On his Internet radio show, he fulminated, "This is just unbelievable to me. This is a suicide mission on the part of the Boy Scouts. They're done. They're toast. They're history. We know that homosexuals offend against children at roughly ten times the rate that heterosexuals offend against young children. There is a risk there - it's just insanity that they are relaxing the standard."
Tony Perkins, president of Family Research Council, accused the Scouts of "abandoning their historic values. The Boy Scouts of America board would be making a serious mistake to bow to the strong-arm tactics of LGBT activists and open the organization to homosexuality," he said, as quoted on the blogsite Right Wing Watch. "What has changed in terms of the Boy Scouts' concern for the well-being of the boys under their care? Or is this not about the well-being of the Scouts, but the funding for the organization?"
Last year, FRC launched a boycott against UPS because the company decided to stop corporate funding to the BSA over its anti-gay policy. (UPS stock has been trading steadily since then.)
"The mission of the Boy Scouts is 'to instill values in young people' and 'prepare them to make ethical choices,' and the Scout's oath includes a pledge 'to do my duty to God' and keep himself 'morally straight,'" Perkins said about the reconsideration of the policy. "It is entirely reasonable and not at all unusual for those passages to be interpreted as requiring abstinence from homosexual conduct."
Several right-wing commenters on various sites have been making much of the "morally straight" wording in the Boy Scout oath. They omit the fact that the oath was written over 100 years ago, when "straight" only meant "upright" and had no reference to sexual preference or identity.
On Monday, the Associated Press reported BSA's spokesman Deron Smith as saying,
"the Boy Scouts would not, under any circumstances, dictate a position to units, members, or parents," which means decisions about admitting gay Scouts and troop leaders would be made locally, not dictated by the National Council. He told USA Today that the rule change is currently only "under discussion" and "would allow the religious, civic or educational organizations that oversee and deliver Scouting to determine how to address this issue"; presumably meaning that churches could lean on local councils by threatening to withhold their facilities.
Still, Albert Mohler, president of the Southern Baptist Theological Seminary in Louisville, warned USA Today that the new rules would be "nothing less than disastrous," which may have been a veiled warning that the Southern Baptists, one of the primary groups that provide meeting places for the Scouts, would withdraw its support.
Richard Land, the editor of the Christian Post who also leads the Southern Baptist Convention's political arm, spoke with a top Southern Baptist, who did not want to be identified, about the BSA's possible new rules,
"It boggles my mind to think the BSA would make such a move," the executive in the Southern Baptist Convention told the Christian news site. "If they have counted the cost of this decision in terms of relationships and numbers, then I believe they have miscalculated that cost."

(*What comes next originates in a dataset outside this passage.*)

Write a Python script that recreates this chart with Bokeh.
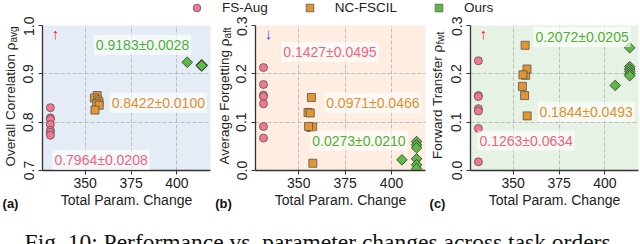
import math
from bokeh.plotting import figure
from bokeh.models import Range1d, Label, Legend, LegendItem, PrintfTickFormatter, FixedTicker
from bokeh.layouts import column, row
from bokeh.embed import file_html
from bokeh.resources import INLINE

# ---------------- data ----------------
methods = ["FS-Aug", "NC-FSCIL", "Ours"]
x_ticks = [350, 375, 400]
y_ticks_avg = [0.7, 0.8, 0.9, 1.0]
y_ticks_rate = [0.0, 0.1, 0.2, 0.3]

fsaug_param = [331.0, 331.0, 331.0, 331.0, 331.0, 331.0, 331.0]
ncfscil_param = [356.5, 355.0, 356.8, 357.5, 356.2, 357.6, 355.3]
ours_param = [405.6, 413.5, 413.5, 413.5, 413.5, 413.5, 413.5]

fsaug_avg = [0.830, 0.809, 0.806, 0.795, 0.783, 0.779, 0.773]
ncfscil_avg = [0.855, 0.850, 0.846, 0.842, 0.838, 0.835, 0.825]
ours_avg = [0.924, 0.919, 0.918, 0.917, 0.917, 0.916, 0.917]

fsaug_aft = [0.213, 0.178, 0.156, 0.153, 0.138, 0.091, 0.067]
ncfscil_aft = [0.089, 0.120, 0.151, 0.090, 0.119, 0.015, 0.091]
ours_aft = [0.022, 0.060, 0.053, 0.047, 0.024, 0.012, 0.004]

fsaug_fwt = [0.227, 0.155, 0.153, 0.128, 0.123, 0.087, 0.018]
ncfscil_fwt = [0.259, 0.174, 0.197, 0.210, 0.155, 0.113, 0.198]
ours_fwt = [0.176, 0.254, 0.215, 0.210, 0.205, 0.200, 0.196]

stats_avg = ["0.7964±0.0208", "0.8422±0.0100", "0.9183±0.0028"]
stats_aft = ["0.1427±0.0495", "0.0971±0.0466", "0.0273±0.0210"]
stats_fwt = ["0.1263±0.0634", "0.1844±0.0493", "0.2072±0.0205"]

caption = "Fig. 10: Performance vs. parameter changes across task orders."

# ---------------- style ----------------
FONT = "Liberation Sans"
PINK, ORANGE, GREEN = "#f4778f", "#e3962f", "#5dbb45"
PINK_T, ORANGE_T, GREEN_T = "#f0627f", "#e08f2e", "#4cb233"
EDGE = "#555555"
XR = (326.7, 418.3)
PH = 197          # panel figure height
TOP, BOT = 9, 40  # borders shared by every figure of the row
SW = 20           # width of the y-label strips
DIAMOND = math.pi / 4


def label_strip(ylab, ysub, junction, lx, tag):
    f = figure(width=SW, height=PH, x_range=Range1d(0, 1), y_range=Range1d(0, 1),
               output_backend="svg", toolbar_location=None,
               min_border_left=0, min_border_right=0,
               min_border_top=TOP, min_border_bottom=BOT,
               y_axis_location=None, outline_line_color=None)
    f.grid.visible = False
    ax = f.xaxis[0]
    ax.ticker = FixedTicker(ticks=[])
    ax.axis_line_color = None
    ax.major_tick_line_color = None
    ax.minor_tick_line_color = None
    ax.major_tick_out = 0
    ax.major_label_standoff = 0
    ax.axis_label = tag
    ax.axis_label_text_font = FONT
    ax.axis_label_text_font_size = "13px"
    ax.axis_label_text_font_style = "bold"
    ax.axis_label_text_color = "#111111"
    ax.axis_label_standoff = 25
    f.add_layout(Label(x=lx, y=junction, x_units="screen", y_units="screen",
                       text=ylab, angle=math.pi / 2, text_align="right",
                       text_baseline="middle", text_font=FONT, text_font_size="13.5px",
                       text_color="#222222"))
    f.add_layout(Label(x=lx + 3, y=junction, x_units="screen", y_units="screen",
                       text=ysub, angle=math.pi / 2, text_align="left",
                       text_baseline="middle", text_font=FONT, text_font_size="10px",
                       text_color="#222222"))
    return f


def panel(width, left, right, yr, yticks, bg, ys, stat_texts, stat_pos, arrow, arrow_color):
    p = figure(width=width, height=PH, x_range=Range1d(*XR), y_range=Range1d(*yr),
               output_backend="svg", toolbar_location=None,
               min_border_left=left, min_border_right=right,
               min_border_top=TOP, min_border_bottom=BOT,
               background_fill_color=bg, border_fill_color="white",
               outline_line_color=None)
    p.xaxis.ticker = x_ticks
    p.yaxis.ticker = yticks
    p.yaxis.formatter = PrintfTickFormatter(format="%.1f")
    p.xaxis.axis_label = "Total Param. Change"
    p.xaxis.axis_label_text_font = FONT
    p.xaxis.axis_label_text_font_style = "normal"
    p.xaxis.axis_label_text_font_size = "14px"
    p.xaxis.axis_label_text_color = "#222222"
    p.xaxis.axis_label_standoff = 1
    for ax in (p.xaxis, p.yaxis):
        ax.major_label_text_font = FONT
        ax.major_label_text_font_size = "14px"
        ax.major_label_text_color = "#222222"
        ax.major_label_standoff = 3
        ax.minor_tick_line_color = None
        ax.major_tick_in = 0
        ax.major_tick_out = 4
        ax.axis_line_color = "#333333"
        ax.axis_line_width = 1.3
        ax.major_tick_line_color = "#333333"
    p.yaxis.major_label_orientation = "vertical"
    p.yaxis.major_label_standoff = 5
    p.grid.grid_line_color = "#bdbdbd"
    p.grid.grid_line_dash = "4 2"
    p.grid.grid_line_width = 1

    p.scatter(fsaug_param, ys[0], marker="circle", size=8, fill_color=PINK,
              line_color=EDGE, line_alpha=0.8, line_width=1)
    p.scatter(ncfscil_param, ys[1], marker="square", size=8, fill_color=ORANGE,
              line_color=EDGE, line_alpha=0.8, line_width=1)
    p.scatter(ours_param, ys[2], marker="square", angle=DIAMOND, size=7.5, fill_color=GREEN,
              line_color="#3a3a3a", line_alpha=0.85, line_width=1)

    for txt, (sx, sy), col in zip(stat_texts, stat_pos, [PINK_T, ORANGE_T, GREEN_T]):
        p.add_layout(Label(x=sx, y=sy, text=txt, text_align="left", text_baseline="middle",
                           text_font=FONT, text_font_size="14px", text_color=col,
                           background_fill_color="white", background_fill_alpha=0.65,
                           padding=2))
    p.add_layout(Label(x=13, y=137, x_units="screen", y_units="screen", text=arrow,
                       text_align="center", text_baseline="middle", text_font=FONT,
                       text_font_size="15px", text_color=arrow_color))
    return p


la = label_strip("Overall Correlation ρ", "avg", 128, 10, "(a)")
pa = panel(193, 20, 3, (0.7, 1.0), y_ticks_avg, "#e4edf6",
           [fsaug_avg, ncfscil_avg, ours_avg], stats_avg,
           [(332.1, 0.722), (363.3, 0.840), (354.7, 0.9595)], "↑", "#ff2a2a")
lb = label_strip("Average Forgetting ρ", "aft", 132, 11, "(b)")
pb = panel(194, 21, 2, (0.0, 0.3), y_ticks_rate, "#fdeee1",
           [fsaug_aft, ncfscil_aft, ours_aft], stats_aft,
           [(340.6, 0.245), (363.7, 0.140), (356.2, 0.0614)], "↓", "#3b4cff")
lc = label_strip("Forward Transfer ρ", "fwt", 126, 10, "(c)")
pc = panel(193, 23, 2, (0.0, 0.3), y_ticks_rate, "#e6f2e3",
           [fsaug_fwt, ncfscil_fwt, ours_fwt], stats_fwt,
           [(330.5, 0.0614), (363.2, 0.1216), (361.0, 0.2763)], "↑", "#ff2a2a")

# ---------------- legend strip ----------------
lf = figure(width=640, height=16, x_range=Range1d(0, 1), y_range=Range1d(0, 1),
            output_backend="svg", toolbar_location=None, min_border=0,
            x_axis_location=None, y_axis_location=None, outline_line_color=None)
lf.grid.visible = False
# renderers fed with the real data; it falls outside this strip's range, only the legend shows
r1 = lf.scatter(fsaug_param, fsaug_avg, marker="circle", size=8, fill_color=PINK,
                line_color=EDGE, line_alpha=0.8)
r2 = lf.scatter(ncfscil_param, ncfscil_avg, marker="square", size=8, fill_color=ORANGE,
                line_color=EDGE, line_alpha=0.8)
r3 = lf.scatter(ours_param, ours_avg, marker="square", angle=DIAMOND, size=7.5,
                fill_color=GREEN, line_color=EDGE, line_alpha=0.8)
leg = Legend(items=[LegendItem(label=m, renderers=[r]) for m, r in zip(methods, [r1, r2, r3])],
             orientation="horizontal", location=(187, -1), padding=0, margin=0,
             spacing=32, glyph_width=19, glyph_height=19, label_standoff=16,
             label_text_font=FONT, label_text_font_size="13.5px", label_text_color="#222222",
             border_line_color=None, background_fill_alpha=0)
lf.add_layout(leg)

# ---------------- caption strip ----------------
cf = figure(width=640, height=31, x_range=Range1d(0, 1), y_range=Range1d(0, 1),
            output_backend="svg", toolbar_location=None, min_border=0,
            x_axis_location=None, y_axis_location=None, outline_line_color=None)
cf.grid.visible = False
cf.add_layout(Label(x=320, y=3, x_units="screen", y_units="screen", text=caption,
                    text_align="center", text_baseline="alphabetic",
                    text_font="Liberation Serif", text_font_size="23.5px",
                    text_color="#111111"))

layout = column(lf, row(la, pa, lb, pb, lc, pc), cf)

open("out.html", "w").write(file_html(layout, INLINE))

WND (formerly World Net Daily) predictably published a column in which Linda Harvey described in salacious detail how "new policy introduces homosexual attraction into the troop environment where previously sex separation kept that complication out of the character development of these young men. She then gave the examples of a troop leaders, 25, and scout, 14; two scouts, 14 and 12; two troop leaders.
Harvey went on to complain that scouts who didn't like the new hedonism of the group would be bullied in school -- a rather odd turn on the bullying that usually goes on against kids perceived to be gay. "Once again," she wrote, "children are sacrificed on the altar of progressive values."